## EXERCISE
Using the listing below, select the lines with the word "matplotlib" and copy them.

(Data listing)

####

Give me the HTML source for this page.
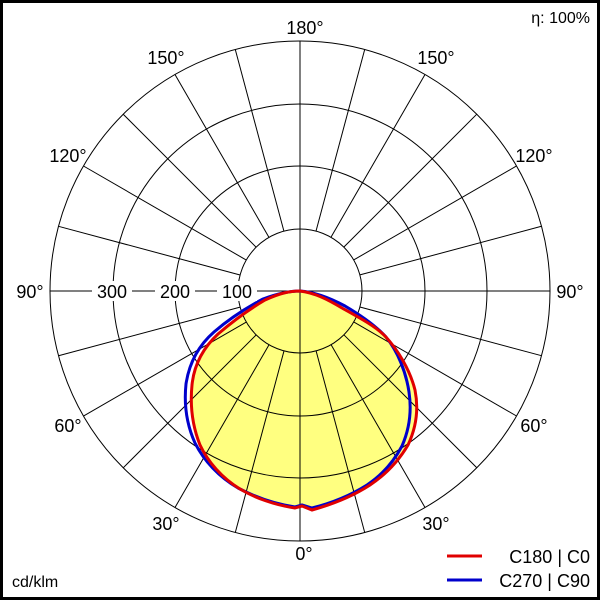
<!DOCTYPE html>
<html><head><style>
body{margin:0;background:#fff;}
svg{display:block;font-family:"Liberation Sans",Arial,sans-serif;}
</style></head><body>
<svg width="600" height="600" viewBox="0 0 600 600">
<rect x="1.5" y="1.5" width="597" height="597" fill="#fff" stroke="#000" stroke-width="3"/>
<path d="M300,291 C315,293 327,299 342,308 C360,318 375,326 385,336 C398,350 410,370 415,390 C419,410 416,428 408,445 C398,462 385,475 370,485 C350,498 330,505 312,510 L302,506 L295,508 C275,505 255,498 240,489 C222,478 208,462 200,445 C192,425 190,405 192,385 C194,365 203,348 218,334 C232,322 248,310 265,300 C280,293 290,291 300,291 Z" fill="#ffff80"/>
<g fill="none" stroke="#000" stroke-width="1">
<circle cx="300" cy="291" r="62"/>
<circle cx="300" cy="291" r="125"/>
<circle cx="300" cy="291" r="187"/>
<circle cx="300" cy="291" r="250"/>
<line x1="300" y1="41" x2="300" y2="541"/>
<line x1="50" y1="291" x2="550" y2="291"/>
<g id="rl">
<line x1="316" y1="231.1" x2="364.7" y2="49.5"/>
</g>
<use href="#rl" transform="rotate(15 300 291)"/>
<use href="#rl" transform="rotate(30 300 291)"/>
<use href="#rl" transform="rotate(45 300 291)"/>
<use href="#rl" transform="rotate(60 300 291)"/>
<use href="#rl" transform="rotate(90 300 291)"/>
<use href="#rl" transform="rotate(105 300 291)"/>
<use href="#rl" transform="rotate(120 300 291)"/>
<use href="#rl" transform="rotate(135 300 291)"/>
<use href="#rl" transform="rotate(150 300 291)"/>
<use href="#rl" transform="rotate(180 300 291)"/>
<use href="#rl" transform="rotate(195 300 291)"/>
<use href="#rl" transform="rotate(210 300 291)"/>
<use href="#rl" transform="rotate(225 300 291)"/>
<use href="#rl" transform="rotate(240 300 291)"/>
<use href="#rl" transform="rotate(270 300 291)"/>
<use href="#rl" transform="rotate(285 300 291)"/>
<use href="#rl" transform="rotate(300 300 291)"/>
<use href="#rl" transform="rotate(315 300 291)"/>
<use href="#rl" transform="rotate(330 300 291)"/>
</g>
<path d="M300,291 C315,292 330,298 345,306 C362,316 376,326 386,337 C398,352 406,372 409,392 C412,412 409,430 402,446 C393,463 382,475 367,485 C348,497 328,504 312,508 L302,505 L295,507 C275,504 255,497 238,488 C219,477 204,461 195,443 C186,423 184,403 186,384 C189,364 198,346 214,332 C229,319 246,308 263,299 C279,293 290,291 300,291 Z" fill="none" stroke="#0000cc" stroke-width="3"/>
<path d="M300,291 C315,293 327,299 342,308 C360,318 375,326 385,336 C398,350 410,370 415,390 C419,410 416,428 408,445 C398,462 385,475 370,485 C350,498 330,505 312,510 L302,506 L295,508 C275,505 255,498 240,489 C222,478 208,462 200,445 C192,425 190,405 192,385 C194,365 203,348 218,334 C232,322 248,310 265,300 C280,293 290,291 300,291 Z" fill="none" stroke="#e00000" stroke-width="3"/>
<g font-size="18" fill="#000">
<g text-anchor="middle">
<rect x="217" y="281" width="40" height="20" fill="#fff"/>
<text x="237" y="298">100</text>
<rect x="155" y="281" width="40" height="20" fill="#fff"/>
<text x="175" y="298">200</text>
<rect x="92" y="281" width="40" height="20" fill="#fff"/>
<text x="112" y="298">300</text>
<rect x="11" y="281" width="38" height="20" fill="#fff"/>
<text x="30" y="298">90°</text>
<rect x="551" y="281" width="38" height="20" fill="#fff"/>
<text x="570" y="298">90°</text>
<text x="305" y="34">180°</text>
<text x="166" y="64">150°</text>
<text x="436" y="64">150°</text>
<text x="68" y="162">120°</text>
<text x="534" y="162">120°</text>
<text x="68" y="432">60°</text>
<text x="534" y="432">60°</text>
<text x="166" y="530">30°</text>
<text x="436" y="530">30°</text>
<text x="304" y="560">0°</text>
</g>
<text x="590" y="23" text-anchor="end" font-size="16">η: 100%</text>
<text x="12" y="587" font-size="16">cd/klm</text>
<text x="590" y="563" text-anchor="end">C180 | C0</text>
<text x="590" y="587" text-anchor="end">C270 | C90</text>
</g>
<line x1="447" y1="556" x2="482" y2="556" stroke="#e00000" stroke-width="3"/>
<line x1="447" y1="580" x2="482" y2="580" stroke="#0000cc" stroke-width="3"/>
</svg>
</body></html>
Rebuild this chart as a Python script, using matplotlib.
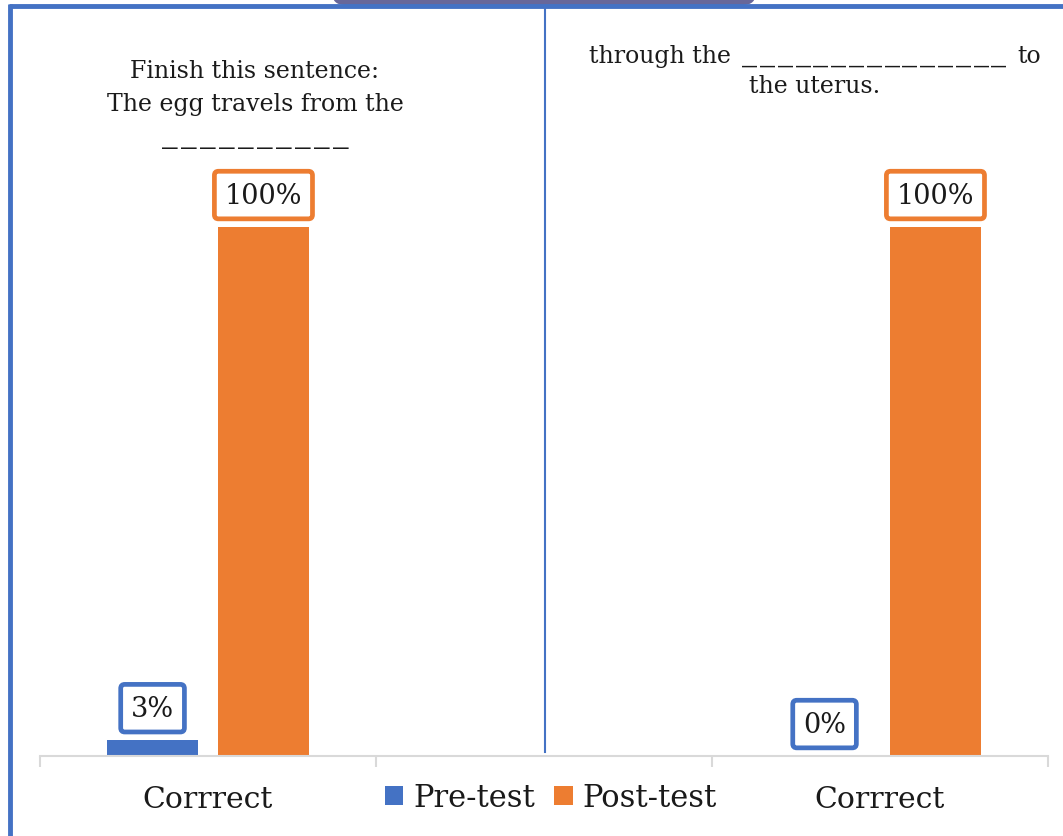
import matplotlib
matplotlib.use("Agg")
import matplotlib.pyplot as plt
from matplotlib.patches import FancyBboxPatch, Patch
from matplotlib.lines import Line2D
import numpy as np

# Data
categories = ["Corrrect", "", "Corrrect"]
pre_test = [3, None, 0]
post_test = [100, None, 100]
series_names = ["Pre-test", "Post-test"]

# Question text, one entry per line; an int stands for a blank of that many underscores
left_lines = [["Finish this sentence:"], ["The egg travels from the"], [10]]
right_lines = [["through the", 15, "to"], ["the uterus."]]

BLUE = "#4472C4"
ORANGE = "#ED7D31"
TEXT = "#1a1a1a"
AXIS_GREY = "#D9D9D9"

plt.rcParams["font.family"] = ["DejaVu Serif"]

W, H = 1063, 837
fig = plt.figure(figsize=(W / 100, H / 100), dpi=100)
fig.patch.set_facecolor("white")
renderer = fig.canvas.get_renderer()


def px(x, y):
    return x / W, 1 - y / H


left, right = 40, 1048
base, top = 757, 228
ax = fig.add_axes([left / W, (H - base) / H, (right - left) / W, (base - top) / H])
ax.set_xlim(-0.5, 2.5)
ax.set_ylim(0, 100)

bw = 0.27
off = 0.165
x = np.arange(len(categories))
for i, (p, q) in enumerate(zip(pre_test, post_test)):
    if p is None:
        continue
    ax.bar(x[i] - off, p, width=bw, color=BLUE, zorder=2)
    ax.bar(x[i] + off, q, width=bw, color=ORANGE, zorder=2)
    for xv, v, c in ((x[i] - off, p, BLUE), (x[i] + off, q, ORANGE)):
        ax.annotate(f"{v}%", xy=(xv, v), xytext=(0, 23), textcoords="offset points",
                    ha="center", va="center", fontsize=19.5, color=TEXT, clip_on=False,
                    bbox=dict(boxstyle="round,pad=0.38,rounding_size=0.15", fc="white",
                              ec=c, lw=3.4))

for s in ("left", "right", "top"):
    ax.spines[s].set_visible(False)
ax.spines["bottom"].set_color(AXIS_GREY)
ax.spines["bottom"].set_linewidth(1.5)
ax.set_yticks([])
ax.set_xticks([-0.5, 0.5, 1.5, 2.5])
ax.set_xticklabels([])
ax.tick_params(axis="x", which="major", length=8, width=1.5, color=AXIS_GREY)
ax.set_xticks([0, 2], minor=True)
ax.set_xticklabels([categories[0], categories[2]], minor=True)
ax.tick_params(axis="x", which="minor", length=0, pad=21, labelsize=21.5, labelcolor=TEXT)

# Legend
handles = [Patch(facecolor=BLUE, edgecolor="none"), Patch(facecolor=ORANGE, edgecolor="none")]
fig.legend(handles, series_names, loc="center", bbox_to_anchor=px(551, 799), ncol=2,
           frameon=False, fontsize=22, handlelength=0.6, handleheight=0.6,
           handletextpad=0.33, columnspacing=0.62, labelcolor=TEXT)


def text_line(parts, cx, baseline, fs, step, dash_fs, gap=9):
    """Lay out words and underscore blanks on one baseline, centred on cx (pixels)."""
    items = []
    for part in parts:
        if isinstance(part, int):
            glyphs = [fig.text(0, 0, "_", fontsize=dash_fs, color=TEXT, va="baseline",
                               ha="left") for _ in range(part)]
            items.append(("blank", glyphs, part * step - (step - dash_fs * 100 / 72 * 0.5)))
        else:
            t = fig.text(0, 0, part, fontsize=fs, color=TEXT, va="baseline", ha="left")
            items.append(("word", t, t.get_window_extent(renderer).width))
    total = sum(w for _, _, w in items) + gap * (len(items) - 1)
    xpos = cx - total / 2
    for kind, obj, w in items:
        if kind == "word":
            obj.set_position(px(xpos, baseline))
        else:
            for k, g in enumerate(obj):
                g.set_position(px(xpos + k * step, baseline - 3))
        xpos += w + gap


FS = 17
for parts, bl in zip(left_lines, (78, 111, 144)):
    text_line(parts, 255, bl, FS, 19, 22.5)
for parts, bl in zip(right_lines, (63, 93)):
    text_line(parts, 815, bl, FS, 17.8, 21.5, gap=11)

# Divider and frame
fig.add_artist(Line2D([545 / W, 545 / W], [1 - 8 / H, 1 - 753 / H], color=BLUE, lw=1.5,
                      transform=fig.transFigure))
fig.add_artist(Line2D([9 / W, 1], [1 - 6.5 / H, 1 - 6.5 / H], color=BLUE, lw=3.5,
                      transform=fig.transFigure, solid_capstyle="butt"))
fig.add_artist(Line2D([9.5 / W, 9.5 / W], [1 - 4.5 / H, 0], color=BLUE, lw=3.5,
                      transform=fig.transFigure, solid_capstyle="butt"))
tab = FancyBboxPatch((332 / W, 1 - 6 / H), 424 / W, 30 / H,
                     boxstyle="round,pad=0,rounding_size=0.012",
                     transform=fig.transFigure, fc="#67679A", ec="none",
                     mutation_aspect=W / H)
fig.add_artist(tab)

fig.savefig("out.png", dpi=100, facecolor="white")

####

## SOLUTION BELOW
Rebuild this chart as a Python script, using matplotlib.
import matplotlib
matplotlib.use("Agg")
import matplotlib.pyplot as plt
from matplotlib.patches import FancyBboxPatch, Patch
from matplotlib.lines import Line2D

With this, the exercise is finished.